PROBLEM TO SOLVE: Keep to the lines between the one holding "Rebuild this chart" and the one holding "plt.rcParams['font.family'] = ['Liberation", inclusive, and write them out exactly.
--- START DATA LINES ---
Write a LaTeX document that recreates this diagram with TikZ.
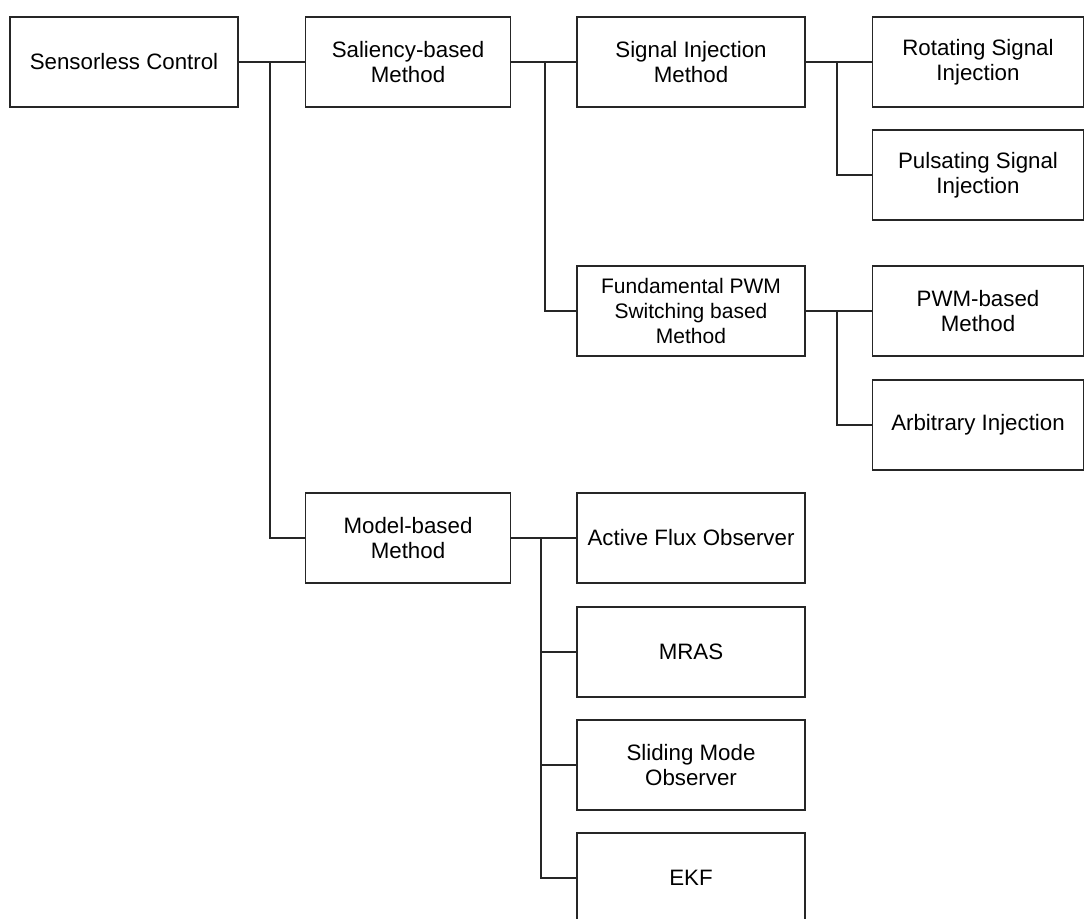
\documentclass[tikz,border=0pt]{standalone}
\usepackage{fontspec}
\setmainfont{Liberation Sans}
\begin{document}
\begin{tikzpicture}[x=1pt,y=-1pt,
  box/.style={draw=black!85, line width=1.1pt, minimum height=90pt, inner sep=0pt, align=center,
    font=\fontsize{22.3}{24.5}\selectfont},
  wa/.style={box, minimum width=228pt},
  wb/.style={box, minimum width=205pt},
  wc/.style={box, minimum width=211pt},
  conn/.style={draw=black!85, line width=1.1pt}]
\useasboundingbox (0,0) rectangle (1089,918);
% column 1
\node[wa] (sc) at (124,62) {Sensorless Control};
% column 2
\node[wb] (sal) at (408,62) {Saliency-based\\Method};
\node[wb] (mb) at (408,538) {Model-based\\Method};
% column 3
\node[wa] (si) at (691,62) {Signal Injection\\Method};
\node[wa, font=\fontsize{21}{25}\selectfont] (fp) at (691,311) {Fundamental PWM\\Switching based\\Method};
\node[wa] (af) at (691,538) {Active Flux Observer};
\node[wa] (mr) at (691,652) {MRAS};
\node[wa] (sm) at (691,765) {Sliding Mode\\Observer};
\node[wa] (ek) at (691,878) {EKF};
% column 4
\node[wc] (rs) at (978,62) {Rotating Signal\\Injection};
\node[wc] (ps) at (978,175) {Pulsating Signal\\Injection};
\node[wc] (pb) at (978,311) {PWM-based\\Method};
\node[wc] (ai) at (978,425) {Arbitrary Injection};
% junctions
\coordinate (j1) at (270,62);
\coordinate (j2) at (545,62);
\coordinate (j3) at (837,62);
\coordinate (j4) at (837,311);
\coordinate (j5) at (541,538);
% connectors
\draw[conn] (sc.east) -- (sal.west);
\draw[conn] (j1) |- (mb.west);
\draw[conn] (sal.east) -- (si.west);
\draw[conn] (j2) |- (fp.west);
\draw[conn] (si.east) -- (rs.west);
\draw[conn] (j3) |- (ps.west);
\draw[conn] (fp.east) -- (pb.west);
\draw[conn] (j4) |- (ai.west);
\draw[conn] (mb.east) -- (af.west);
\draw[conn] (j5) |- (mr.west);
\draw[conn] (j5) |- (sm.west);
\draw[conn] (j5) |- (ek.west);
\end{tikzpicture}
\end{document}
--- END DATA LINES ---
--- START DATA LINES ---
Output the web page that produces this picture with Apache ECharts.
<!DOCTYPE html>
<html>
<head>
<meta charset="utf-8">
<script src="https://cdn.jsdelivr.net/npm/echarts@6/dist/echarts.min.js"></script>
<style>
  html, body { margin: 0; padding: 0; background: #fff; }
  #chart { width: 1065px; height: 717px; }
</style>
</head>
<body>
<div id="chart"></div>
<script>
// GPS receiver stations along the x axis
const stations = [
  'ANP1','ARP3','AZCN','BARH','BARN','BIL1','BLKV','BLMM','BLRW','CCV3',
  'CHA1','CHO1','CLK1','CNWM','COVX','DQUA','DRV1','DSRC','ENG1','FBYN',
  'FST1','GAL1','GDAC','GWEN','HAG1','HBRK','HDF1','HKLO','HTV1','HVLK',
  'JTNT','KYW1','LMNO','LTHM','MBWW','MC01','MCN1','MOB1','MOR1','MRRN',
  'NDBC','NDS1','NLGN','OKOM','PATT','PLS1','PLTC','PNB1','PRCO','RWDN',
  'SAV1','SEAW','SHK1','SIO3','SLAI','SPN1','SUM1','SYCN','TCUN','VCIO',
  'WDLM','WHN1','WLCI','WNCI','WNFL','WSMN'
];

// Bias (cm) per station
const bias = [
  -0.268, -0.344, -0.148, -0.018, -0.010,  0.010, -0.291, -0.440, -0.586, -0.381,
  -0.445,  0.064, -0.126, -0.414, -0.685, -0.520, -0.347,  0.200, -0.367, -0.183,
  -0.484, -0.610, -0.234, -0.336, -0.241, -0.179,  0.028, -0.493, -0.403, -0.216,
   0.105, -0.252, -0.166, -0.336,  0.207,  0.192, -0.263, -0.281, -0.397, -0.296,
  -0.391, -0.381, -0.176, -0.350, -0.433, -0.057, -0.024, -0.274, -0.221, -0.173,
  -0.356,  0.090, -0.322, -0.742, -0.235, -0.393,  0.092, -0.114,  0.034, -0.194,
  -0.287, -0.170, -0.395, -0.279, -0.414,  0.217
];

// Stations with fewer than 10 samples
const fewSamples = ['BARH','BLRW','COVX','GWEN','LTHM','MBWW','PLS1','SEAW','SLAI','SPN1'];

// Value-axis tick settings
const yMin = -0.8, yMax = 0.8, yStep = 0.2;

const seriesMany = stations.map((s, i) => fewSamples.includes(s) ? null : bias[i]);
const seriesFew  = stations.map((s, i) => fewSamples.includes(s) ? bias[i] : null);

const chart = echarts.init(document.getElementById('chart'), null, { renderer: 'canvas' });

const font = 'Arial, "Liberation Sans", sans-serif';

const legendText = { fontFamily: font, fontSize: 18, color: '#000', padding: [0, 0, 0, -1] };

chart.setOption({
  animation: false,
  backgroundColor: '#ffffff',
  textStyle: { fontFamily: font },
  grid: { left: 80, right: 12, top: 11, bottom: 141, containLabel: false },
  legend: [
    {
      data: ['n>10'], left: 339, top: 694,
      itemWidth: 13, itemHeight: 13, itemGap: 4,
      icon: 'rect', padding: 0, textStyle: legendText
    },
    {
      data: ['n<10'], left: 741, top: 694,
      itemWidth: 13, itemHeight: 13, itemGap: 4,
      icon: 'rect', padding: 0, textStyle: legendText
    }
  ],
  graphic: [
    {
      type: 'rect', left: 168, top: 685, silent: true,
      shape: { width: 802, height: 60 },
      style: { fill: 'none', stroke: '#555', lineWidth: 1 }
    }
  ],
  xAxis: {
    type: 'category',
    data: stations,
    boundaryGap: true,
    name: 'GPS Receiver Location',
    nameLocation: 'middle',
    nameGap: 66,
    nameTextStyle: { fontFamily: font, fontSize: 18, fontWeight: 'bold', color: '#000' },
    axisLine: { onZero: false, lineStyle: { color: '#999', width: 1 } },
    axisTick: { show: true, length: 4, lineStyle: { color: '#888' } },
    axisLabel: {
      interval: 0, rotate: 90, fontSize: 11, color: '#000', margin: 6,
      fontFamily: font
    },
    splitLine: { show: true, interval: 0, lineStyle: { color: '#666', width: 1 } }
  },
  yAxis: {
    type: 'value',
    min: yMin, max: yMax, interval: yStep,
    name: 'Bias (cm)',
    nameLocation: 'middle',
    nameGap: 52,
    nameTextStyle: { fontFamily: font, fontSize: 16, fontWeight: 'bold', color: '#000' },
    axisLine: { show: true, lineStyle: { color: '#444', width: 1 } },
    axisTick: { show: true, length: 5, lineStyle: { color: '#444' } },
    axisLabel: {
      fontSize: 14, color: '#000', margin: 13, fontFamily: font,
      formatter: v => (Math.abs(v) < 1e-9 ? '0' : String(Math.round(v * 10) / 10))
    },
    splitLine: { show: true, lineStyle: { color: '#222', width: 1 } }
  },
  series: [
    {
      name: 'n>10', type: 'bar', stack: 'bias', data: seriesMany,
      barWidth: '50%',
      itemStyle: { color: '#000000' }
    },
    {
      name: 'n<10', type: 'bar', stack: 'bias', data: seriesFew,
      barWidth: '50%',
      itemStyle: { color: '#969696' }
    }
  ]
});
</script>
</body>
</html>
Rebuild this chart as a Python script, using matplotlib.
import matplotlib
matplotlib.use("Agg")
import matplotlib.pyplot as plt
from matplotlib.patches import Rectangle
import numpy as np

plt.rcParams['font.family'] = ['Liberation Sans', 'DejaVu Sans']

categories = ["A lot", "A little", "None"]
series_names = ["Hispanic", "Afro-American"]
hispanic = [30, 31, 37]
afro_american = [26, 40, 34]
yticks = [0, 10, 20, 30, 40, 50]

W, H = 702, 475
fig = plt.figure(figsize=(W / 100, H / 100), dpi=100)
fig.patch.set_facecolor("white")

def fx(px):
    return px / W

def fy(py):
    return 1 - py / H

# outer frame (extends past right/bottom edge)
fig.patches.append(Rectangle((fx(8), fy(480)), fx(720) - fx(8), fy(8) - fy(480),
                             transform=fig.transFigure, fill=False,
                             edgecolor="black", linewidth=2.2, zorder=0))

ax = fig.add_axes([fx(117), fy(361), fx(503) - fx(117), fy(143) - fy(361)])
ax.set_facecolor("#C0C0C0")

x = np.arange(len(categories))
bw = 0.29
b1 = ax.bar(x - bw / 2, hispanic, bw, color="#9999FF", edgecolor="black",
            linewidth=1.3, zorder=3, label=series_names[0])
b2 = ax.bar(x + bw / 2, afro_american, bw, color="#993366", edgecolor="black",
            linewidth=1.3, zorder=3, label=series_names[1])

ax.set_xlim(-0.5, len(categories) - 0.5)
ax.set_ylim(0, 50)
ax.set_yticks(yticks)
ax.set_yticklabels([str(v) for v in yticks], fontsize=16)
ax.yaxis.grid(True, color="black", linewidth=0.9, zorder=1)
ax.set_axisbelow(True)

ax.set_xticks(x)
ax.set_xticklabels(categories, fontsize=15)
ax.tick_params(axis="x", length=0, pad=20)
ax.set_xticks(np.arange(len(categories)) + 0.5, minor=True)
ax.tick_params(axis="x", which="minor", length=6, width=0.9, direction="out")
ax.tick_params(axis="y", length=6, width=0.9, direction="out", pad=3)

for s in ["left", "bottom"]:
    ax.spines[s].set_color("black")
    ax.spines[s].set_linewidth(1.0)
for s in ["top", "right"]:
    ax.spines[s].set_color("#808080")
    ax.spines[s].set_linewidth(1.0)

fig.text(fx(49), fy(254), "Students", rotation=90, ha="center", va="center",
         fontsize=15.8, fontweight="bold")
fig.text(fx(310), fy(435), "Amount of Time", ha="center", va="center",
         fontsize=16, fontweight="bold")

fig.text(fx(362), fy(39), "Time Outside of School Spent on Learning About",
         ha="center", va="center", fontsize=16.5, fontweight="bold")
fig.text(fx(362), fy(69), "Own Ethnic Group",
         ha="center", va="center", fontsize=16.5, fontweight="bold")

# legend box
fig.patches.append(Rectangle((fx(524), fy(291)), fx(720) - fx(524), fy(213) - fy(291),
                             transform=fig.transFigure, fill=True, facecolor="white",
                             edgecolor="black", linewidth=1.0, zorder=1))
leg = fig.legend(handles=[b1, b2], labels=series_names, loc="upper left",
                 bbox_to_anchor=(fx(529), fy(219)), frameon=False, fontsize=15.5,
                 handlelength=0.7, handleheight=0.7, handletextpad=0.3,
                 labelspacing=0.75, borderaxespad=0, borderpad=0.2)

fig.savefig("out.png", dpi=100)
--- END DATA LINES ---
SOLUTION BELOW:
Rebuild this chart as a Python script, using matplotlib.
import matplotlib
matplotlib.use("Agg")
import matplotlib.pyplot as plt
from matplotlib.patches import Rectangle
import numpy as np

plt.rcParams['font.family'] = ['Liberation Sans', 'DejaVu Sans']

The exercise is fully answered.